TINLEY PARK, IL. (ECWd) –
At the 4/19/16 Village of Tinley Park Board Meeting, Thomas Melody of Klein Thorpe Jenkins was removed as the Village Attorney and replaced by Patrick Connelly, of the firm Peterson Johnson Murray. This followed Item #26 on the agenda and a vote by the Board of Trustees to make the firm Peterson Johnson Murray the Village’s new “corporate counsel” and “corporate counsel for labor.”
Thomas Melody and Klein Thorpe Jenkins had previously served as the Village’s corporate counsel and counsel for labor, and as general counsel as the Village Attorney. Those duties for Melody and KTJ ended as of 4/19/16.
Melody was named as a defendant in a lawsuit filed back on 3/22/16 by citizens of Tinley Park; the lawsuit alleges that Melody intentionally tampered with Tinley Park’s Legacy Code zoning ordinance in a way that improperly removed language from the zoning code that was detrimental to an out of state developer named Buckeye Community Hope Foundation.
Buckeye sued the Village of Tinley Park on 4/19/16, alleging that the Village has improperly blocked its low income housing project and casting aspersions on residents of Tinley Park who have opposed the development project (which did not meet zoning code requirements for commercial development until the zoning code was tampered with to remove the commercial requirements in August and September 2015). A judge in chancery court is being asked to void all improper and illegal changes made to the zoning code last year. Cook County Sheriff Tom Dart is currently investigating the actions of Village Planning Department employees and the former Village attorney that resulted in changes made to the zoning code that immediately benefitted Buckeye specifically.
Buckeye’s lawsuit against the Village has elements of a SLAPP (strategic litigation against public participation) to it, in that the lawsuit specifically cites community opposition to the project. Developers have long filed SLAPPs against communities that resist their development projects, particularly those involving shady or fishy behind the scenes actions that didn’t sit well with the communities being strong-armed by the developers. As early as 2/2/16, high ranking Buckeye executive David Petroni had threatened a lawsuit against the Village if the Board did not buckle and do whatever Buckeye wanted…regardless of the bizarre circumstances in which the Legacy Code zoning ordinance had been tampered with to remove the specific obstacle to Buckeye’s development plans and intended tax credit scheme.
Thomas Melody had continued to attend Village Board meetings and advise the Village despite being named as a defendant in litigation stemming from his actions regarding the zoning code change. This seemed like a conflict of interest to many. Melody also has been responding to Attorney General’s office inquiries into violations of the Open Meetings Act that have consistently occurred at Village meetings since February, despite Melody also being present for all of the alleged OMA violations (and doing nothing to stop them as they happened).

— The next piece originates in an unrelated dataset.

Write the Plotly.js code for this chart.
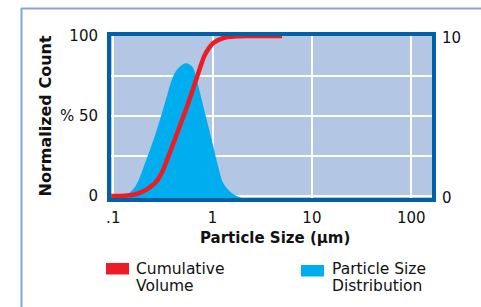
<!DOCTYPE html>
<html>
<head>
<meta charset="utf-8">
<script src="https://cdn.plot.ly/plotly-3.0.1.min.js"></script>
<style>html,body{margin:0;padding:0;background:#fff;}#chart{width:481px;height:307px;}</style>
</head>
<body>
<div id="chart"></div>
<script>
// Particle size (µm) and values
const distSize = [0.126, 0.166, 0.209, 0.274, 0.345, 0.388, 0.435, 0.536, 0.625, 0.692, 0.838, 0.98, 1.14, 1.28, 1.56, 1.96];
const distValue = [0, 0.71, 2.19, 4.25, 6.33, 7.38, 8.0, 8.42, 8.2, 7.38, 5.31, 3.63, 1.96, 0.94, 0.31, 0];
const cumSize = [0.095, 0.131, 0.179, 0.263, 0.307, 0.358, 0.452, 0.569, 0.718, 0.747, 0.838, 1.016, 1.28, 1.75, 2.5, 5.0];
const cumValue = [0, 0.2, 1.7, 8.1, 14.4, 24.6, 41.3, 58.1, 76.9, 80, 88.3, 95.6, 98.75, 99.8, 100, 100];
const xTickVals = [0.1, 1, 10, 100];
const xTickText = ['.1', '1', '10', '100'];
const leftTickVals = [0, 25, 50, 75, 100];
const leftTickText = ['0', '', '% 50', '', '100'];
const rightTickVals = [0, 10];
const rightTickText = ['0', '10'];

const FONT = 'DejaVu Sans, Liberation Sans, sans-serif';
const frame = '#0060a8';

const traces = [
  {x: distSize, y: distValue, yaxis: 'y', type: 'scatter', mode: 'lines',
   line: {width: 0, shape: 'spline', color: '#00aeef'}, fill: 'tozeroy', fillcolor: '#00aeef',
   name: 'Particle Size Distribution', hoverinfo: 'x+y'},
  {x: cumSize, y: cumValue, yaxis: 'y2', type: 'scatter', mode: 'lines',
   line: {width: 4.5, shape: 'spline', color: '#ed1c24'},
   name: 'Cumulative Volume', hoverinfo: 'x+y'}
];

const W = 321, H = 162;
const px = v => (v - 111) / W;
const py = v => (198 - v) / H;

const ann = (text, x, y, size, xanchor, extra) => Object.assign({
  text: text, xref: 'paper', yref: 'paper', x: px(x), y: py(y),
  xanchor: xanchor, yanchor: 'middle', showarrow: false,
  font: {size: size, family: FONT, color: '#111'}
}, extra || {});

const layout = {
  width: 481, height: 307,
  margin: {l: 111, r: 49, t: 36, b: 109, pad: 0},
  paper_bgcolor: '#ffffff',
  plot_bgcolor: '#b3c6e3',
  showlegend: false,
  font: {family: FONT, color: '#111111', size: 15},
  xaxis: {
    type: 'log', range: [-1.023, 2.209],
    tickmode: 'array', tickvals: xTickVals, ticktext: xTickText,
    showgrid: true, gridcolor: '#ffffff', gridwidth: 2,
    showline: true, linewidth: 4, linecolor: frame, mirror: true,
    ticks: '', zeroline: false, ticklabelstandoff: 3,
    tickfont: {size: 15, family: FONT, color: '#111'}, fixedrange: true
  },
  yaxis: {
    side: 'right', range: [0, 10.125],
    tickmode: 'array', tickvals: rightTickVals, ticktext: rightTickText,
    showgrid: false, zeroline: false, showline: false, ticks: '',
    ticklabelstandoff: 9,
    tickfont: {size: 15, family: FONT, color: '#111'}, fixedrange: true
  },
  yaxis2: {
    overlaying: 'y', side: 'left', range: [-1.25, 100],
    tickmode: 'array', tickvals: leftTickVals, ticktext: leftTickText,
    showgrid: true, gridcolor: '#ffffff', gridwidth: 2,
    showline: true, linewidth: 4, linecolor: frame, mirror: true,
    zeroline: false, ticks: '', ticklabelstandoff: 6,
    tickfont: {size: 15, family: FONT, color: '#111'}, fixedrange: true
  },
  shapes: [
    {type: 'line', xref: 'paper', yref: 'paper', x0: px(21), x1: px(481), y0: py(8.5), y1: py(8.5), line: {color: '#86a5d9', width: 2}},
    {type: 'line', xref: 'paper', yref: 'paper', x0: px(21.5), x1: px(21.5), y0: py(8), y1: py(307), line: {color: '#86a5d9', width: 2}},
    {type: 'rect', xref: 'paper', yref: 'paper', x0: px(106), x1: px(129), y0: py(263), y1: py(274.5), line: {width: 0}, fillcolor: '#ed1c24'},
    {type: 'rect', xref: 'paper', yref: 'paper', x0: px(301), x1: px(324), y0: py(265), y1: py(276.5), line: {width: 0}, fillcolor: '#00aeef'}
  ],
  annotations: [
    ann('<b>Normalized Count</b>', 44.5, 116, 16, 'center', {textangle: -90}),
    ann('<b>Particle Size (µm)</b>', 275, 238, 15, 'center'),
    ann('Cumulative', 134, 269, 15.5, 'left'),
    ann('Volume', 134, 286, 15.5, 'left'),
    ann('Particle Size', 330, 269, 15.5, 'left'),
    ann('Distribution', 330, 286, 15.5, 'left')
  ]
};

Plotly.newPlot('chart', traces, layout, {displayModeBar: false, staticPlot: true});
</script>
</body>
</html>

Buckeye’s lawsuit seems doomed if indeed, as expected, the judge in chancery court voids the zoning code changes and restores the Village’s Legacy Code to the way it looked prior to the alleged tampered by Melody and Planning Department employees. If the code is indeed restored to once again have a street level commercial requirement for any development on Tinley Park’s Oak Park Avenue, then Buckeye’s lawsuit can’t possibly succeed, as its propose housing project would clearly not meet the actual zoning code.
It is important to note that part of Buckeye’s strategy seems to be to consistently paint all opposition to its project as racist and ignore the allegedly illegal and improper tampering with the zoning code that Buckeye relied upon to push forward this project. Conveniently this developer seems to play the race card as a distraction from the actions alleged to have been taken by Village employees to intentionally benefit Buckeye (which, if true, would be highly improper and illegal, as the citizens of Tinley Park lawsuit contends).
This case is an interesting one to follow as it promises more twists and turns.